KedaiPena.Com- Pernikahan antara Ketua Mahkamah Konstitusi (MK) Anwar Usman dengan adik dari Presiden Joko Widodo (Jokowi), bernama Idayati dalam waktu dekat ini berpotensi masuk dalam ranah konflik kepentingan atau conflict of interest.
“Hubungan Kekerabatan karena Perkawinan antara Ketua Mahkamah Konstitusi (MK), Anwar Usman dengan adik Presiden Jokowi berpotensi masuk dalam ranah konflik kepentingan (conflict of interest),” kata Pengamat Politik, Ceo & Founder Voxpol Center Research and Consulting, Pangi Syarwi Chaniago dalam keterangan tertulis, Rabu,(23/3/2022).
Konflik kepentingan itu, kata Pangi, bisa terjadi manakala Hakim Konstitusi Anwar Usman kelak menangani Perkara JR yang diajukan Kelompok Masyarakat Sipil terhadap Produk UU disahkan oleh Pemerintah dan DPR melalui MK.
Pangi pun mencontohkan, salah satu pihak perkara dalam JR tersebut adalah Presiden sebagai Termohon atau Tergugat.
“Oleh karena itu, secara etik, moral dan prinsip keadilan, jika betul nantinya Ketua MK RI Anwar Usman, menikahi adik Presiden Jokowi maka yang bersangkutan Anwar Usman sebaiknya mundur demi menjaga marwah, kewibawaan MK dan demi menjaga citra Presiden,” tegas dia.
Pangi pun mengakui, jika terlalu personal untuk mengomentari soal cinta ketua MK Anwar Usman dengan Idayati, adik Presiden Joko Widodo atau Jokowi. Ia pun tidak ingin masuk ke soal pernikahannya sebab zonasi urusan personal dan berada pada ranah privat.
“Apalagi pernikahan adalah aktifitas mulia. Patut kita berbahagia dan mengucapkan selamat,” jelas Pangi.

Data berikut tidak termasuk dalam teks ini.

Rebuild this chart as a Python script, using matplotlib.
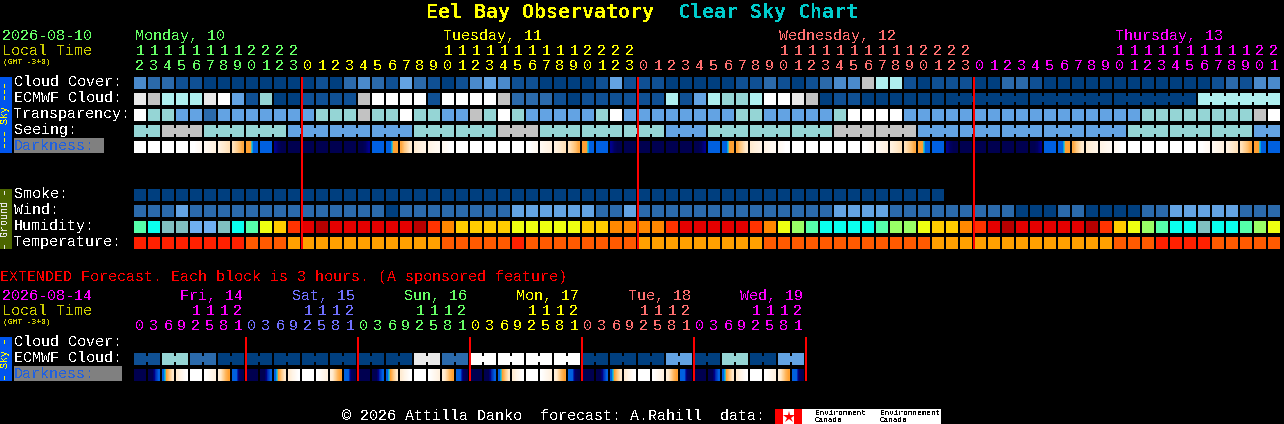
# Eel Bay Observatory - Clear Sky Chart
import matplotlib
matplotlib.use("Agg")
import matplotlib.pyplot as plt
from matplotlib.colors import LinearSegmentedColormap
from matplotlib.patches import Rectangle

# 1. data ------------------------------------------------------------------------------------------------/
# sky rows use one code per block: 0 = clear ... 9 = overcast, None = no forecast
cloud_cover = [3,2,2,1,1,0,0,0,0,0,0,0, 0,1,0,2,3,2,1,4,2,1,0,1,3,4,3,1,1,0,0,0,0,1,4,1,
               1,1,0,0,0,0,0,1,1,2,1,0,1,2,3,3,7,6,6,1,0,1,1,1, 0,0,2,2,1,0,0,0,0,0,0,0,0,0,0,0,0,1,2,1,3,3]
ecmwf_cloud = [8,7,6,6,6,8,9,4,1,5,0,0, 1,1,1,1,7,9,9,9,9,1,9,9,9,9,7,2,2,2,1,0,1,1,1,1,
               1,1,6,1,4,6,5,5,6,9,9,8,7,0,1,1,0,0,0,0,0,0,0,0, 0,0,0,0,0,0,0,0,0,0,0,0,0,0,0,0,6,6,6,6,6,6]
ecmwf_spans = [1]*58 + [6,6,6,6]
transparency = [9,5,5,4,4,2,4,4,4,4,4,4, 4,5,5,5,7,5,5,9,5,5,4,4,7,5,9,5,4,4,4,4,4,5,9,4,
                4,4,4,4,4,4,4,5,5,4,4,4,4,4,5,9,9,9,9,4,4,4,4,4, 4,4,4,4,4,4,4,4,4,4,4,4,5,5,5,5,5,5,5,5,7,9]
seeing = [5,5,7,7,7,5,5,5,5,5,5,4, 4,4,4,4,4,4,4,4,5,5,5,5,5,5,7,7,7,5,5,5,5,5,5,5,
          5,5,4,4,4,5,5,5,5,5,5,5,5,5,7,7,7,7,7,7,4,4,4,4, 4,4,4,4,4,4,4,4,4,4,4,5,5,5,5,5,5,5,5,5,4,4]
seeing_spans = [2] + [3]*26 + [2]
smoke = [0]*58 + [None]*24
wind = [2,2,2,4,2,2,2,2,2,2,2,2, 2,2,2,2,2,2,0,2,2,2,2,2,2,2,2,4,4,4,4,4,4,2,2,4,
        2,2,2,2,2,2,2,2,2,2,2,2,2,2,4,4,4,4,2,2,2,2,2,2, 2,2,2,0,0,0,2,2,0,0,0,0,2,2,4,4,4,4,4,2,2,2]
# humidity codes index HUMID_COLORS
humidity = [5,6,7,7,8,8,7,6,5,3,2,1, 0,9,0,0,0,0,0,0,9,1,10,2,2,2,2,3,3,3,3,3,2,2,10,10,
            10,10,1,0,0,0,0,0,1,10,3,4,5,6,6,6,6,5,4,4,3,2,2,10, 1,0,9,0,0,0,0,0,9,1,2,3,4,5,6,6,7,6,6,5,4,3]
# temperature codes index TEMP_COLORS
temperature = [0,0,0,0,0,0,0,0,1,1,1,2, 2,2,2,2,2,2,2,2,2,2,1,1,1,1,1,0,1,1,1,1,1,1,1,1,
               2,2,2,2,2,2,2,2,2,1,1,1,1,1,1,1,1,1,1,1,1,2,2,2, 2,2,2,2,2,2,2,2,2,2,1,1,1,0,0,0,0,1,1,1,1,1]

# darkness profiles: four levels sampled across one block
WH = (8, 8, 8, 8)
NV = (0, 0, 0, 0)
E1 = (8, 8, 7.7, 7.5)
E2 = (7.5, 7.2, 7, 6.8)
E3 = (6.8, 6.4, 6, 5.8)
E4 = (5.8, 5.3, 4.8, 4.2)
E5 = (4, 4, 2, 2)
E6 = (2, 2, 2, 2)
E7 = (1, 0.3, 0, 0)
M1 = (0, 0, 0.3, 1)
M2 = (2, 2, 2, 2)
M3 = (2, 2, 4, 4)
M4 = (4.2, 5, 5.6, 6.2)
M5 = (6.3, 6.6, 6.8, 7)
M6 = (7, 7.2, 7.4, 7.5)
M7 = (7.5, 7.7, 8, 8)
darkness = [WH,WH,WH,WH,E1,E2,E3,E4,E5,E6,E7,NV, NV,NV,NV,NV,M1,M2,M3,M4,M5,M6,M7,WH,
            WH,WH,WH,WH,E1,E2,E3,E4,E5,E6,E7,NV, NV,NV,NV,NV,M1,M2,M3,M4,M5,M6,M7,WH,
            WH,WH,WH,WH,E1,E2,E3,E4,E5,E6,E7,NV, NV,NV,NV,NV,M1,M2,M3,M4,M5,M6,M7,WH,
            WH,WH,WH,WH,E1,E2,E3,E4,E5,E6]

# extended forecast: 3 hour blocks
X1 = (0, 0, 1.4, 2)
X2 = (2, 4, 5, 6)
X3 = (6.4, 7, 7.5, 8)
X5 = (8, 7.6, 7.2, 6.8)
X6 = (6.5, 5.5, 4.6, 4)
X7 = (2, 2, 0.3, 0)
ext_cloud = [1,1,5,5,2,2,0,0, 0,0,0,0,0,0,0,0, 0,0,0,0,8,8,2,2,
             9,9,9,9,9,9,9,9, 0,0,0,0,0,0,4,4, 0,0,5,5,0,0,4,4]
ext_spans = [2]*24
ext_darkness = [NV,X1,X2,X3,WH,X5,X6,X7, NV,X1,X2,X3,WH,X5,X6,X7, NV,X1,X2,X3,WH,X5,X6,X7,
                NV,X1,X2,X3,WH,X5,X6,X7, NV,X1,X2,X3,WH,X5,X6,X7, NV,X1,X2,X3,WH,X5,X6,X7]

# hour labels
main_hours = [12,13,14,15,16,17,18,19,20,21,22,23,
              0,1,2,3,4,5,6,7,8,9,10,11,12,13,14,15,16,17,18,19,20,21,22,23,
              0,1,2,3,4,5,6,7,8,9,10,11,12,13,14,15,16,17,18,19,20,21,22,23,
              0,1,2,3,4,5,6,7,8,9,10,11,12,13,14,15,16,17,18,19,20,21]
main_days = ["Monday, 10", "Tuesday, 11", "Wednesday, 12", "Thursday, 13"]
main_day_starts = [0, 22, 46, 70]
main_midnights = [12, 36, 60]
ext_hours = [0,3,6,9,12,15,18,21]*6
ext_days = ["Fri, 14", "Sat, 15", "Sun, 16", "Mon, 17", "Tue, 18", "Wed, 19"]

# 2. styles ----------------------------------------------------------------------------------------------/
SKY_COLORS = ["#003F7F","#0F5094","#2B6AAB","#4A8ACB","#63A3E3","#95D5D5","#AFEFEF","#C2C2C2","#E9E9E9","#FFFFFF"]
HUMID_COLORS = ["#E40000","#FF3300","#FFCC00","#EEFF11","#99FF66","#55FFAA","#0AFFEE","#80C0C0","#6FAFF0","#B80000","#FF8800"]
TEMP_COLORS = ["#FF2000","#FF5A00","#FFA000"]
DAY_COLORS = ["#66FF66","#FFFF00","#FF7070","#FF00FF"]
EXT_DAY_COLORS = ["#FF00FF","#7070FF","#66FF66","#FFFF00","#FF7070","#FF00FF"]
DARK_CMAP = LinearSegmentedColormap.from_list("darkness", ["#000050","#00008C","#0060E0","#00C8E8","#FFA030",
                                                          "#FFC880","#FFE8C8","#FFF4E6","#FFFFFF"])
MONO = "Liberation Mono"
RED = "#FF0000"
X0, PITCH, SIZE = 134, 14, 12
LABEL_PT, TINY_PT, TITLE_PT = 10.8, 5.8, 14.4

plt.rcParams["text.antialiased"] = False
fig = plt.figure(figsize=(12.84, 4.24), dpi=100, facecolor="black")
ax = fig.add_axes([0, 0, 1, 1])
ax.set_facecolor("black")
ax.axis("off")

# 3. functions -------------------------------------------------------------------------------------------/
def block(x, y, w, h, color):
    ax.add_patch(Rectangle((x, y), w, h, facecolor=color, edgecolor="none", antialiased=False))

def label(x, y, s, color="white", size=LABEL_PT, **kw):
    ax.text(x, y, s, color=color, fontsize=size, family=MONO, va="baseline", **kw)

# row of separate blocks, spans join neighbours with a notched bridge
def block_row(values, y, colors=SKY_COLORS, spans=None):
    for i, v in enumerate(values):
        if v is not None:
            block(X0 + i*PITCH, y, SIZE, SIZE, colors[v])
    if spans:
        i = 0
        for n in spans:
            for j in range(i, i + n - 1):
                block(X0 + j*PITCH + SIZE, y + 3, PITCH - SIZE, SIZE - 6, colors[values[j]])
            i += n

def dark_row(values, y):
    for i, v in enumerate(values):
        x = X0 + i*PITCH
        ax.imshow([list(v)], extent=(x, x + SIZE, y + SIZE, y), cmap=DARK_CMAP, vmin=0, vmax=8,
                  interpolation="bilinear", aspect="auto", zorder=1)

def side_bar(y0, y1, color, text, text_color):
    block(0, y0, 12, y1 - y0, color)
    ax.text(5.5, (y0 + y1)/2, text, color=text_color, fontsize=7.2, family=MONO, rotation=90,
            ha="center", va="center")

# 4. main forecast ---------------------------------------------------------------------------------------/
ax.text(426, 18, "Eel Bay Observatory", color="#FFFF00", fontsize=TITLE_PT, family="DejaVu Sans Mono", weight="bold")
ax.text(678, 18, "Clear Sky Chart", color="#00CCCC", fontsize=TITLE_PT, family="DejaVu Sans Mono", weight="bold")

label(2, 40, "2026-08-10", DAY_COLORS[0])
label(2, 55, "Local Time", "#CCCC00")
label(3, 64, "(GMT -3+0)", "#CCCC00", TINY_PT)

for name, start, color in zip(main_days, main_day_starts, DAY_COLORS):
    label(X0 + start*PITCH + 1, 40, name, color)

day = 0
for i, h in enumerate(main_hours):
    if i in main_midnights:
        day += 1
    xc = X0 + i*PITCH + 6
    label(xc, 70, str(h % 10), DAY_COLORS[day], ha="center")
    if h >= 10:
        label(xc, 55, str(h//10), DAY_COLORS[day], ha="center")

for name, y in zip(["Cloud Cover:", "ECMWF Cloud:", "Transparency:", "Seeing:"], [86, 102, 118, 134]):
    label(14, y, name)
block(14, 138, 90, 15, "#808080")
label(14, 150, "Darkness:", "#2060E0")
for name, y in zip(["Smoke:", "Wind:", "Humidity:", "Temperature:"], [198, 214, 230, 246]):
    label(14, y, name)

block_row(cloud_cover, 77)
block_row(ecmwf_cloud, 93, spans=ecmwf_spans)
block_row(transparency, 109)
block_row(seeing, 125, spans=seeing_spans)
dark_row(darkness, 141)
block_row(smoke, 189)
block_row(wind, 205)
block_row(humidity, 221, HUMID_COLORS)
block_row(temperature, 237, TEMP_COLORS)

side_bar(77, 153, "#0055EE", "\u2013\u2013\u2013 Sky \u2013\u2013\u2013", "#FFFF00")
side_bar(189, 249, "#4C6600", "\u2013 Ground \u2013", "#E8E8E8")

for m in main_midnights:
    block(X0 + m*PITCH - 1, 77, 2, 172, RED)

# 5. extended forecast -----------------------------------------------------------------------------------/
label(0, 281, "EXTENDED Forecast. Each block is 3 hours. (A sponsored feature)", RED)
label(2, 300, "2026-08-14", "#FF00FF")
label(2, 315, "Local Time", "#CCCC00")
label(3, 324, "(GMT -3+0)", "#CCCC00", TINY_PT)

for d, (name, color) in enumerate(zip(ext_days, EXT_DAY_COLORS)):
    label(180 + d*112, 300, name, color)

for i, h in enumerate(ext_hours):
    xc = X0 + i*PITCH + 6
    color = EXT_DAY_COLORS[i//8]
    label(xc, 330, str(h % 10), color, ha="center")
    if h >= 10:
        label(xc, 315, str(h//10), color, ha="center")

label(14, 346, "Cloud Cover:")
label(14, 362, "ECMWF Cloud:")
block(14, 366, 108, 15, "#808080")
label(14, 378, "Darkness:", "#2060E0")

block_row(ext_cloud, 353, spans=ext_spans)
dark_row(ext_darkness, 369)
side_bar(337, 381, "#0055EE", "\u2013 Sky \u2013", "#FFFF00")

for d in range(1, 7):
    block(X0 + d*8*PITCH - 1, 337, 2, 44, RED)

# 6. footer ----------------------------------------------------------------------------------------------/
label(342, 420, "\u00a9 2026 Attilla Danko  forecast: A.Rahill  data:")
block(775, 409, 166, 15, "white")
block(775, 409, 8, 15, RED)
block(794, 409, 8, 15, RED)
ax.plot([788.5], [416.5], marker="*", color=RED, markersize=9, markeredgewidth=0)
for x, word in [(815, "Environment"), (880, "Environnement")]:
    label(x, 415, word, "black", 5.6)
    label(x, 422.5, "Canada", "black", 5.6)

ax.set_xlim(0, 1284)
ax.set_ylim(424, 0)
fig.savefig("out.png", dpi=100, facecolor="black")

Pangi menegaskan, tidak elok jika mencampuri urusan pernikahan orang. Namun pernikahan ini dilakukan oleh orang selevel pejabat publi dan ketua lembaga negara.
“Tapi saya lebih menyoroti lebih soal implikasi atau konsekuensi logisnya dari keputusan yang diambil sebagai hakim dan ketua MK berpotensi tergelincir pada konflik kepentingan,” ungkap dia.
Hal ini, tegas Pangi, dapat mengganggu animo kepercayaan publik. Menurut Pangi, rakyat bisa kena mental duluan, sudah berprasangka uji materi mereka bakal gagal di MK.
“Suudzon duluan bahwa Judical Review mereka bakal ditolak di MK, ini saja kausalitas sebab-akibatnya sudah tidak baik terhadap marwah, wibawa MK dan citra presiden itu sendiri,” ungkap Pangi.
Walaupun , kata Pangin, pendapat lain mengatakan bahwa tidak perlu di khawatirkan secara berlebihan, kita tetap diminta berprasangka baik. Hal ini lantaran putusan hakim bersifat kolektif kolegial, tidak betul ditentukan person dan keputusan MK tak bergantung pada sosok ketua MK.
“Kok rasa-rasanya saya termasuk yang ngak yakin ketua MK bebas dari Conflict of Interest. Salah satu contoh kasus misalnya pengujian UU Ibu Kota Negara (IKN) yang diajukan masyarakat sipil, di mana Anwar Usman sebagai hakim MK akan menyidangkan perkara-perkara yang berkaitan dengan agenda dan kepentingan politik presiden, presiden salah satu pihak “tergugat” dalam perkara JR tersebut,” jelas Pangi.
Pangi juga menuturkan, jika situasi ini di komparasi dalam negara lain sangat mudah sekali pejabat publiknya mundur ketika memiliki potensi konflik kepentingan dan perang batin sebagai pejabat publik.
“Mereka meletakkan soal patut tidak patut, layak tidak layak. Sementara di Indonesia fenomena tabiat yang ganjil.
“Bagaimana mungkin seorang Hakim Konstitusi bisa memberikan putusan yang seadil-adilnya jika pihak yang berperkara dalam suatu persidangan mempunyai hubungan kekerabatan dan atau keluarga dengan salah satu hakim? code of conduct hampir di semua negara bahwa hakim wajib mundur jika menangani perkara yang salah satu pihaknya mempunyai hubungan kekerabatan, sedarah, semenda dan atau keluarga dengan hakim tersebut,” tandas Pangi.